The story is set in the 1950s and follows a young boy named Michael Laemle (Brian Madorsk). Michael Laemle is the young and curious protagonist of the film. He’s a sensitive boy who becomes increasingly suspicious of his parents’ behavior. As he unravels the dark secrets of his family, he becomes the audience’s passport into the disturbing world of the Laemle household. Michael’s transformation from innocence to paranoia is a central theme in the film. Sure it’s not missed that the surname of the family in this movie is “Laemle”, a likely nod to Carl Laemmle Jr. producer of such horror classics as Frankenstein 1931, Dracula 1931, The Mummy 1932 and The Invisible Man 1933.

He starts to become suspicious of his parents, Nick (Randy Quaid) and Lily (Mary Beth Hurt), as he notices their peculiar behavior. His father works for a meat company, and the family consumes a lot of meat themselves, but Michael suspects that it might not be ordinary Grade-A choice cuts of beef. As he grows increasingly paranoid, he dives deeper into and uncovers disturbing secrets about his parents and their gruesome eating habits. They are cannibalistic murderers.

Parents is a unique and unsettling blend of black comedy and horror that delves into themes of conformity, the American family, and the dark underbelly of suburban life.

It serves as a satirical commentary on the conformist values of 1950s suburban America and portrays a seemingly idyllic family and neighborhood, which hides a disturbing and taboo theme of cannibalism. The film explores the idea that beneath the facade of normalcy, people may be repressing their darker impulses. Parent’s dark humor is at the core essence of Balaban’s film. It finds absurdity in the mundane and macabre doings of the Laemle family’s life. The contrast between the sunny, idyllic facade and the nightmarish truth is skillfully woven into the narrative to evoke simultaneous astonishment and amusement, played for both shocks and laughs. Its unconventional take on suburbia has endeared it to dedicated aficionados of offbeat, cult cinema. The eerie retro visual paintings of 50s American living, photographed by cinematographers Ernest Day and Robin Vidgeon, and the provocative score by Jonathan Elias contribute to the film’s overall sense of unease.

Nick Laemle: Michael, are you ready to behave? I thought I’d tell you a little story? Want to hear a story? I’ll tell you a little story and I want you to shut up until I’m finished.
Michael Laemle: [Tied to a chair by his father] You eat people.
Nick: I’ve been watching you, Michael. You’re an outsider, you’re not like them. You’re like us.
Michael: I don’t love you any more.
Lily Laemle: Yes, you do.
Nick: We’re bound for life, no matter how much you hate us.(as he slowly unties Michael] I’m untying, and when you’re free, you can sit down with us and eat, or you could run outside and shout your little secret to the world. And you know what they’ll do, Michael, hmm? They’ll come here and they’ll burn us. Is that what you want? You want to see them burn your parents?
Lily: Mint jelly?

One of my favorite actors who doesn’t get enough attention is Sandy Dennis. Here she has a supporting role as Millie Dew the school social worker who is worried about Michael’s behavior and is one of the outside figures who begins to sense that something is amiss in the Laemle family.

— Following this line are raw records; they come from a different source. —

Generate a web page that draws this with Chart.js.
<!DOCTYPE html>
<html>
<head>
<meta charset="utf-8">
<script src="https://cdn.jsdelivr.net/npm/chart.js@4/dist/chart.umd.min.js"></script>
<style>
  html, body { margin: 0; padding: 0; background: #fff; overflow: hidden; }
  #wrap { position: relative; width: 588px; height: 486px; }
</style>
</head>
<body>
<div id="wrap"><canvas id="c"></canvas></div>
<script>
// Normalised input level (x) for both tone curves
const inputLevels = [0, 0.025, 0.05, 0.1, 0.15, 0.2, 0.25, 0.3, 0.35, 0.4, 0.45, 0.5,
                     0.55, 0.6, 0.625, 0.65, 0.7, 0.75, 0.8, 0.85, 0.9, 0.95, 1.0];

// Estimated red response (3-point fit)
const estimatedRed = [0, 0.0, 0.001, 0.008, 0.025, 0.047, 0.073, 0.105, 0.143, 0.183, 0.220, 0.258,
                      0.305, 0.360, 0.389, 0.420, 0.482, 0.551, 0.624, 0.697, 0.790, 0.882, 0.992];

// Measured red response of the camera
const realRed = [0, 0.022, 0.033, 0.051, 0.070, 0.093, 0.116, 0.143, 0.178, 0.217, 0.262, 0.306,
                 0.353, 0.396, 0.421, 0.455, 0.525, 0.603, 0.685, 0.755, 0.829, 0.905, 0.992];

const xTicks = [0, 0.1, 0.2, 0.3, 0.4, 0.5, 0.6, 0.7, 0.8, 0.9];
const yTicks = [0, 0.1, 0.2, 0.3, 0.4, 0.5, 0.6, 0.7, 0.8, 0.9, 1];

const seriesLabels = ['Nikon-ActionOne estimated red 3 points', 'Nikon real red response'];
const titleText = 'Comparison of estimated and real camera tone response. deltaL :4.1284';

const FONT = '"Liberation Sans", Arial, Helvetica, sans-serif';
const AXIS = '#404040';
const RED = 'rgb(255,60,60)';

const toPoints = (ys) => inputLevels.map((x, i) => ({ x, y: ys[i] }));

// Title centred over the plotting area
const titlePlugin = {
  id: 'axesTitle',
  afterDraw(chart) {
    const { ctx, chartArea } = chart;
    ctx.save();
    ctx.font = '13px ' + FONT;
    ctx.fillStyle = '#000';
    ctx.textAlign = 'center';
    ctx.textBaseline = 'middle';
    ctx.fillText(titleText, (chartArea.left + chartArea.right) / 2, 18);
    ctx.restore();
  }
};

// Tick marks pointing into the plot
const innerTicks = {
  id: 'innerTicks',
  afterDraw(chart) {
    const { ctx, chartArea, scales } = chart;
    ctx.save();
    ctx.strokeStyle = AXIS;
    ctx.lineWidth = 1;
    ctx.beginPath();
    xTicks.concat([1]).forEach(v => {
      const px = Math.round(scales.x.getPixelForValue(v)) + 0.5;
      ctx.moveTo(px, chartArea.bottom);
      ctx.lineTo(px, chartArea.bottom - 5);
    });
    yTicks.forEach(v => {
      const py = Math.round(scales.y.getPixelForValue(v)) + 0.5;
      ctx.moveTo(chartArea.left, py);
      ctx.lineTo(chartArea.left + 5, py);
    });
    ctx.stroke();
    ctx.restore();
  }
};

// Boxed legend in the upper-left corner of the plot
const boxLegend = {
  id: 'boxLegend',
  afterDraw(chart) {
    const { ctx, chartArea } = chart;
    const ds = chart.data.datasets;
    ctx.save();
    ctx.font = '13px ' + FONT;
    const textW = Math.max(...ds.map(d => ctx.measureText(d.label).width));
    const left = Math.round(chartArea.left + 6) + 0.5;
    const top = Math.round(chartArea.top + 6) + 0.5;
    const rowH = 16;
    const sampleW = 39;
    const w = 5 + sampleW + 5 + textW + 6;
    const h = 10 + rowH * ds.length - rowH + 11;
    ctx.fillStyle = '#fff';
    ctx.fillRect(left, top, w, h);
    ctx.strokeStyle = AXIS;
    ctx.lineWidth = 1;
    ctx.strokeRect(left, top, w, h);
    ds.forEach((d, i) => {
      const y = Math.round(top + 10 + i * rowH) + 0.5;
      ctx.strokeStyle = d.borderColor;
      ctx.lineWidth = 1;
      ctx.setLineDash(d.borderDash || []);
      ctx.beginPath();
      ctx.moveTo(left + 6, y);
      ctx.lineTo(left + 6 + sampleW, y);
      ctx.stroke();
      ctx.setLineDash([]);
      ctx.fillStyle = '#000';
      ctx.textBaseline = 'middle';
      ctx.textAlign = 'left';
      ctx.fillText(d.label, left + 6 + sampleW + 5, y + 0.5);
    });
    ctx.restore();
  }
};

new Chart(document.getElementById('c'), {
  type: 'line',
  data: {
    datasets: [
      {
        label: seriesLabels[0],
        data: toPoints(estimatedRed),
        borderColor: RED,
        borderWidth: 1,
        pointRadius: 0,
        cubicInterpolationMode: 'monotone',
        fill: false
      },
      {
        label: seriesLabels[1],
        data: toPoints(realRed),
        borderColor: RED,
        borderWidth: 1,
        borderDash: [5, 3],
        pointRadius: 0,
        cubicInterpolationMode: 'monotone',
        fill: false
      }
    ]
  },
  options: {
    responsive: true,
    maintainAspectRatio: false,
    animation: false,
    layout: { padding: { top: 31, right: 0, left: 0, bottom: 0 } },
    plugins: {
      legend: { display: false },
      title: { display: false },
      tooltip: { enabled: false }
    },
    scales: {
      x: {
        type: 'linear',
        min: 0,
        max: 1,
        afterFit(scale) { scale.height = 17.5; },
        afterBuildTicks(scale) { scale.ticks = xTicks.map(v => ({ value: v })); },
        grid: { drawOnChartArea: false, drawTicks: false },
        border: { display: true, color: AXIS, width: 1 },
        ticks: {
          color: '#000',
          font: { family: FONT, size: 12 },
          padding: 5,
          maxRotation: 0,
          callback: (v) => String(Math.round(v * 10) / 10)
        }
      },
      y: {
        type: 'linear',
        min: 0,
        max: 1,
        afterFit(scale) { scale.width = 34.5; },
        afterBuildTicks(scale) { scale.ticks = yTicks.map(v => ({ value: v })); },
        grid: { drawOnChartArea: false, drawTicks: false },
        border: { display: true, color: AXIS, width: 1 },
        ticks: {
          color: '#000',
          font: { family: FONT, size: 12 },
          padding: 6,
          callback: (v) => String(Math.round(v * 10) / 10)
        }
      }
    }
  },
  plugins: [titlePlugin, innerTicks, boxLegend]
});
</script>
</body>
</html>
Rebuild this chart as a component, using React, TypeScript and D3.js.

Many critical essays on Parents delve into its social commentary, particularly its critique of 1950s suburban conformity and the facade of the nuclear family. The film portrays the unsettling idea that beneath the veneer of a perfect suburban family, there may be hidden, disturbing secrets. Some essays examine the psychological horror aspects of the film, focusing on the transformation of the protagonist, Michael, from innocence to paranoia. The Laemle family serves as a metaphor for the anxieties and fears lurking in the American psyche during the 1950s. Parents also challenge traditional gender roles, with the mother, Lily, taking on a more dominant and unsettling role compared to the father, Nick. This inversion of gender expectations adds layers to the film’s exploration of identity and conformity.